Pemerintah yang memiliki andil untuk meluruskan seluruh permasalahan dan egoisme kelompok agama tersebut, kini malah diluruskan oleh kelompok-kelompok agama tertentu. apakah memang pemerintah tidak berdaya, atau malah pemerintah setuju dengan aksi tersebut, karena kesamaan agama antara mayoritas penyelengara negara dengan kelompok tersebut. Dan apakah tidak ada tempat lagi di bangsa ini bagi masyarakat yang beragama minoritas.

Berdengung di telinga saya ucapan Bung Karno yang selalu diteriakan Permadi dalam setiap orasinya, “Hei Bangsaku, jika kau ingin mempelajari agama. pelajarilah ia hingga menemukan apinya, jangan hanya belajar menemukan abunya”. Jika ucapan ini diikuti dan diterapkan, maka tidak akan ada perbandingan atara agama yang satu dan yang lain, tidak akan ada organisasi agama tertentu yang merasa paling suci dan bertindak sesuka hatinya, dan tidak akan ada ulama-ulama yang mempolitisir ayat-ayat suci demi kepentingan tertentu semata.
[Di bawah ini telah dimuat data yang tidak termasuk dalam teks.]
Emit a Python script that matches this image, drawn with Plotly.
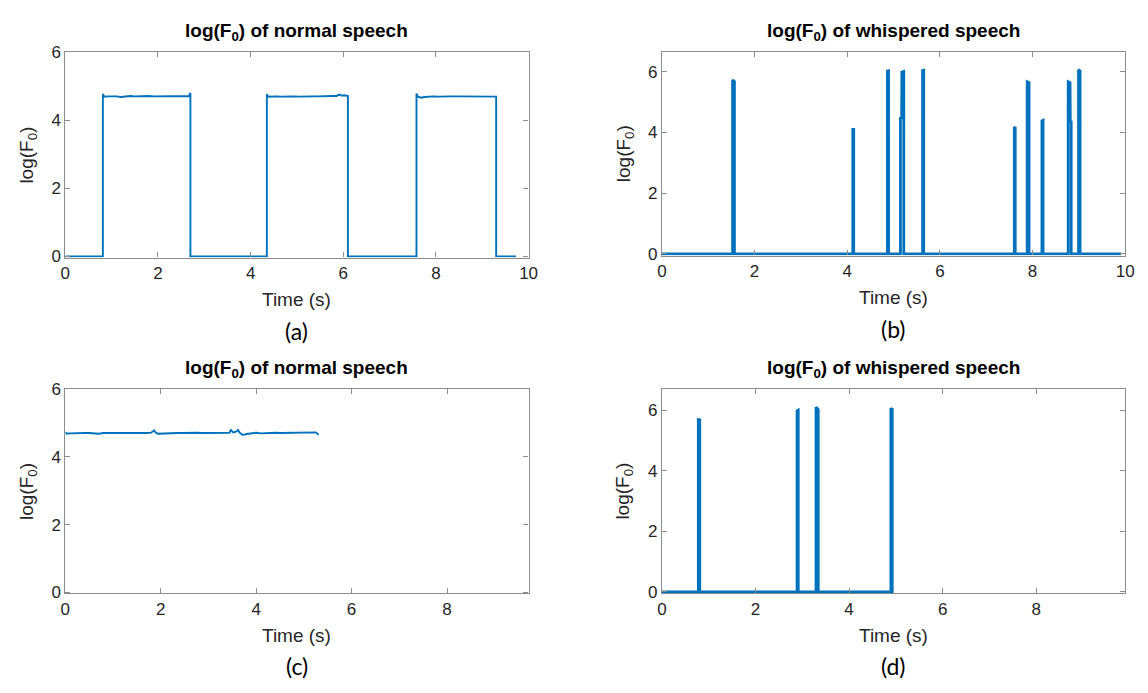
import plotly.graph_objects as go

# ---------------- data ----------------
# (a) normal speech, voiced segments
a_seg1_t = [0.81, 0.84, 0.90, 1.00, 1.10, 1.20, 1.30, 1.40, 1.50, 1.60, 1.70, 1.80, 1.90, 2.00, 2.10, 2.20, 2.30, 2.40, 2.50, 2.60, 2.67, 2.70]
a_seg1_v = [4.77, 4.69, 4.70, 4.71, 4.70, 4.68, 4.70, 4.71, 4.70, 4.71, 4.70, 4.71, 4.70, 4.70, 4.71, 4.70, 4.71, 4.71, 4.70, 4.71, 4.71, 4.80]
a_seg2_t = [4.35, 4.38, 4.45, 4.55, 4.65, 4.75, 4.85, 4.95, 5.05, 5.15, 5.25, 5.35, 5.45, 5.55, 5.65, 5.75, 5.85, 5.92, 5.96, 6.02, 6.10]
a_seg2_v = [4.76, 4.69, 4.70, 4.70, 4.69, 4.70, 4.71, 4.70, 4.69, 4.70, 4.71, 4.70, 4.70, 4.71, 4.70, 4.71, 4.71, 4.75, 4.72, 4.73, 4.71]
a_seg3_t = [7.58, 7.61, 7.68, 7.75, 7.85, 7.95, 8.05, 8.15, 8.25, 8.35, 8.45, 8.55, 8.65, 8.75, 8.85, 8.95, 9.05, 9.15, 9.22, 9.30]
a_seg3_v = [4.78, 4.69, 4.66, 4.68, 4.70, 4.70, 4.69, 4.70, 4.69, 4.70, 4.70, 4.70, 4.69, 4.70, 4.70, 4.71, 4.70, 4.70, 4.71, 4.69]
a_end = 9.73

# (b) whispered speech, voiced fragments
b_segs_t = [[1.525, 1.545, 1.565], [4.12, 4.14], [4.868, 4.892], [5.148, 5.175, 5.18, 5.22], [5.627, 5.651],
            [7.607, 7.627], [7.885, 7.925], [8.203, 8.228], [8.77, 8.81, 8.815, 8.835], [8.993, 9.027]]
b_segs_v = [[5.70, 5.71, 5.68], [4.10, 4.10], [6.02, 6.03], [4.47, 4.48, 5.99, 6.01], [6.04, 6.05],
            [4.15, 4.18], [5.67, 5.64], [4.38, 4.40], [5.67, 5.64, 4.36, 4.35], [6.07, 6.03]]
b_end = 9.91

# (c) normal speech (fully voiced)
c_t = [0.00, 0.03, 0.10, 0.20, 0.30, 0.40, 0.50, 0.60, 0.70, 0.80, 0.90, 1.00, 1.10, 1.20, 1.30, 1.40, 1.50,
       1.60, 1.70, 1.80, 1.86, 1.90, 1.95, 2.05, 2.15, 2.25, 2.35, 2.45, 2.55, 2.65, 2.75, 2.85, 2.95, 3.05,
       3.15, 3.25, 3.35, 3.44, 3.47, 3.52, 3.58, 3.62, 3.66, 3.72, 3.80, 3.90, 4.00, 4.10, 4.20, 4.30, 4.40,
       4.50, 4.60, 4.70, 4.80, 4.90, 5.00, 5.10, 5.20, 5.25, 5.31]
c_v = [4.73, 4.68, 4.69, 4.70, 4.71, 4.70, 4.70, 4.69, 4.68, 4.70, 4.71, 4.70, 4.70, 4.71, 4.70, 4.70, 4.71,
       4.70, 4.70, 4.71, 4.78, 4.70, 4.68, 4.69, 4.70, 4.71, 4.70, 4.70, 4.71, 4.70, 4.71, 4.70, 4.70, 4.71,
       4.70, 4.71, 4.72, 4.71, 4.79, 4.72, 4.74, 4.79, 4.70, 4.64, 4.67, 4.70, 4.71, 4.69, 4.70, 4.70, 4.71,
       4.70, 4.70, 4.71, 4.70, 4.71, 4.70, 4.71, 4.70, 4.72, 4.65]

# (d) whispered speech, voiced fragments
d_segs_t = [[0.778, 0.808], [2.888, 2.913], [3.293, 3.31, 3.325, 3.34], [4.893, 4.922]]
d_segs_v = [[5.69, 5.68], [5.98, 6.00], [6.10, 6.08, 6.04, 6.02], [6.06, 6.03]]
d_end = 4.95

titles = ["log(F<sub>0</sub>) of normal speech", "log(F<sub>0</sub>) of whispered speech",
          "log(F<sub>0</sub>) of normal speech", "log(F<sub>0</sub>) of whispered speech"]
panel_labels = ["(a)", "(b)", "(c)", "(d)"]
x_label = "Time (s)"
y_label = "log(F<sub>0</sub>)"
x_ranges = [[0, 10], [0, 10], [0, 9.71], [0, 9.9]]
y_ranges = [[0, 6], [0, 6.65], [0, 6], [0, 6.7]]


def assemble(segs_t, segs_v, t_end):
    xs, ys = [0.0], [0.0]
    for st, sv in zip(segs_t, segs_v):
        xs += [st[0]] + list(st) + [st[-1]]
        ys += [0.0] + list(sv) + [0.0]
    xs.append(t_end)
    ys.append(0.0)
    return xs, ys


a_x, a_y = assemble([a_seg1_t, a_seg2_t, a_seg3_t], [a_seg1_v, a_seg2_v, a_seg3_v], a_end)
b_x, b_y = assemble(b_segs_t, b_segs_v, b_end)
d_x, d_y = assemble(d_segs_t, d_segs_v, d_end)

series = [(a_x, a_y, 1.9), (b_x, b_y, 2.8), (c_t, c_v, 1.9), (d_x, d_y, 2.8)]

# ---------------- layout (pixel boxes in the 1148x693 page) ----------------
OFF = 8  # default page body margin
W, H = 1148 - OFF, 693 - OFF
boxes = [(61, 530, 44, 255), (665, 1134, 44, 253), (61, 530, 390, 600), (665, 1134, 390, 600)]
LINE = "#0072BD"
AXC = "#8c8c8c"
TXT = "#262626"
FONT = "Liberation Sans, Arial, sans-serif"


def px(xp):
    return (xp - OFF) / W


def py(yp):
    return 1 - (yp - OFF) / H


fig = go.Figure()
layout = dict(width=W, height=H, margin=dict(l=0, r=0, t=0, b=0), autosize=False,
              paper_bgcolor="white", plot_bgcolor="white", showlegend=False,
              font=dict(family=FONT, color=TXT, size=17))
annotations = []

for i, ((x, y, lw), (x0, x1, y0, y1)) in enumerate(zip(series, boxes)):
    n = "" if i == 0 else str(i + 1)
    fig.add_trace(go.Scatter(x=x, y=y, mode="lines", line=dict(color=LINE, width=lw),
                             xaxis="x" + n, yaxis="y" + n, hoverinfo="skip"))
    yr = y_ranges[i]
    pad = (yr[1] - yr[0]) / (y1 - y0) * (lw * 0.6)
    layout["xaxis" + n] = dict(domain=[px(x0), px(x1)], range=x_ranges[i], anchor="y" + n,
                               dtick=2, tick0=0, ticks="inside", ticklen=5, tickcolor=AXC,
                               showline=True, linecolor=AXC, linewidth=1.2, mirror="ticks",
                               showgrid=False, zeroline=False,
                               tickfont=dict(size=17, color=TXT, family=FONT))
    layout["yaxis" + n] = dict(domain=[py(y1), py(y0)], range=[yr[0] - pad, yr[1]], anchor="x" + n,
                               tickvals=[0, 2, 4, 6], ticks="inside", ticklen=5, tickcolor=AXC,
                               showline=True, linecolor=AXC, linewidth=1.2, mirror="ticks",
                               showgrid=False, zeroline=False,
                               tickfont=dict(size=17, color=TXT, family=FONT))
    cx = px((x0 + x1) / 2)
    annotations.append(dict(text="<b>" + titles[i] + "</b>", x=cx, y=py(y0 - 21),
                            xref="paper", yref="paper", showarrow=False, xanchor="center", yanchor="middle",
                            font=dict(size=19, color="#000000", family=FONT)))
    annotations.append(dict(text=x_label, x=cx, y=py(y1 + 43), xref="paper", yref="paper",
                            showarrow=False, xanchor="center", yanchor="middle",
                            font=dict(size=19, color=TXT, family=FONT)))
    annotations.append(dict(text=y_label, x=px(x0 - 38), y=py((y0 + y1) / 2), xref="paper", yref="paper",
                            showarrow=False, xanchor="center", yanchor="middle", textangle=-90,
                            font=dict(size=19, color=TXT, family=FONT)))
    annotations.append(dict(text=panel_labels[i], x=cx, y=py(y1 + 75), xref="paper", yref="paper",
                            showarrow=False, xanchor="center", yanchor="middle",
                            font=dict(size=23, color="#000000", family="Lato, Carlito, sans-serif")))

layout["annotations"] = annotations
fig.update_layout(**layout)
fig.write_html("out.html")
Akankah empat pilar bangsa yang selalu dielu-elukan, dan dipamerkan para pendiri bangsa sebagai produk bangsa Indonesia yang tidak dimiliki negara lain, tetap akan menjadi ideologi bangsa, atau suatu saat hanya akan ada di buku sejarah yang tertata apik di perpustakaan nasional, karena bangsa ini telah melupakan budaya keagamaan asli pertiwinya dan berbangga diri dengan kebudayaan agama bangsa luar.